* [OBJECTIVE]: Working from the top of the listing below, retype each line through the line containing "const yName = 'Residuals MAIW (w=2)';", both included, with no pictures.

* [DATA LINES]:

· · · · · · ·

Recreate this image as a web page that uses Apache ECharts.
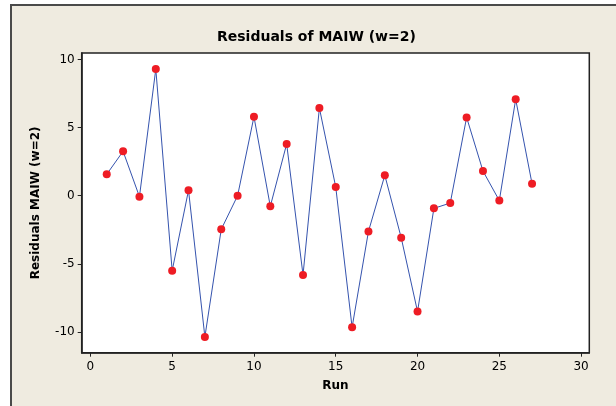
<!DOCTYPE html>
<html>
<head>
<meta charset="utf-8">
<script src="https://cdn.jsdelivr.net/npm/echarts@6/dist/echarts.min.js"></script>
<style>html,body{margin:0;padding:0;background:#fff}#c{width:616px;height:406px}</style>
</head>
<body>
<div id="c"></div>
<script>
const runs = [1,2,3,4,5,6,7,8,9,10,11,12,13,14,15,16,17,18,19,20,21,22,23,24,25,26,27];
const residuals = [1.57,3.26,-0.07,9.30,-5.51,0.40,-10.37,-2.47,0.0,5.80,-0.78,3.80,-5.82,6.44,0.64,-9.67,-2.62,1.50,-3.08,-8.51,-0.93,-0.54,5.75,1.81,-0.36,7.08,0.88];
const xTicks = [0,5,10,15,20,25,30];
const yTicks = [-10,-5,0,5,10];
const titleText = 'Residuals of MAIW (w=2)';
const xName = 'Run';
const yName = 'Residuals MAIW (w=2)';

const font = 'Tahoma, "DejaVu Sans", sans-serif';
const chart = echarts.init(document.getElementById('c'), null, {renderer:'canvas'});
chart.setOption({
  backgroundColor: '#ffffff',
  animation: false,
  graphic: [{
    type: 'rect', z: -100, silent: true,
    shape: {x: 11, y: 5, width: 700, height: 500},
    style: {fill: '#EFEBE0', stroke: '#4a4a4a', lineWidth: 2}
  }],
  title: {
    text: titleText, left: 212, top: 25,
    textStyle: {fontFamily: font, fontSize: 14, fontWeight: 'bold', color: '#000'}
  },
  grid: {
    left: 81.7, right: 26.7, top: 53, bottom: 53.3,
    show: true, backgroundColor: '#ffffff', borderColor: '#222', borderWidth: 1.5
  },
  xAxis: {
    type: 'value', min: -0.53, max: 30.5,
    name: xName, nameLocation: 'middle', nameGap: 27,
    nameTextStyle: {fontFamily: font, fontSize: 12, fontWeight: 'bold', color: '#000'},
    axisLine: {show: true, onZero: false, lineStyle: {color: '#222', width: 1.5}},
    axisTick: {show: true, length: 4, customValues: xTicks, lineStyle: {color: '#222'}},
    axisLabel: {customValues: xTicks, margin: 8, fontFamily: font, fontSize: 12, color: '#000'},
    splitLine: {show: false}
  },
  yAxis: {
    type: 'value', min: -11.53, max: 10.48,
    name: yName, nameLocation: 'middle', nameGap: 40,
    nameTextStyle: {fontFamily: font, fontSize: 12, fontWeight: 'bold', color: '#000'},
    axisLine: {show: true, onZero: false, lineStyle: {color: '#222', width: 1.5}},
    axisTick: {show: true, length: 4, customValues: yTicks, lineStyle: {color: '#222'}},
    axisLabel: {customValues: yTicks, margin: 7, fontFamily: font, fontSize: 12, color: '#000'},
    splitLine: {show: false}
  },
  series: [{
    type: 'line',
    data: runs.map((r, i) => [r, residuals[i]]),
    symbol: 'circle', symbolSize: 8,
    lineStyle: {color: '#3553AE', width: 1},
    itemStyle: {color: '#EE1C24'}
  }]
});
</script>
</body>
</html>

· · · · · · ·

* [OUTPUT OF THE TASK]:
Recreate this image as a web page that uses Apache ECharts.
<!DOCTYPE html>
<html>
<head>
<meta charset="utf-8">
<script src="https://cdn.jsdelivr.net/npm/echarts@6/dist/echarts.min.js"></script>
<style>html,body{margin:0;padding:0;background:#fff}#c{width:616px;height:406px}</style>
</head>
<body>
<div id="c"></div>
<script>
const runs = [1,2,3,4,5,6,7,8,9,10,11,12,13,14,15,16,17,18,19,20,21,22,23,24,25,26,27];
const residuals = [1.57,3.26,-0.07,9.30,-5.51,0.40,-10.37,-2.47,0.0,5.80,-0.78,3.80,-5.82,6.44,0.64,-9.67,-2.62,1.50,-3.08,-8.51,-0.93,-0.54,5.75,1.81,-0.36,7.08,0.88];
const xTicks = [0,5,10,15,20,25,30];
const yTicks = [-10,-5,0,5,10];
const titleText = 'Residuals of MAIW (w=2)';
const xName = 'Run';
const yName = 'Residuals MAIW (w=2)';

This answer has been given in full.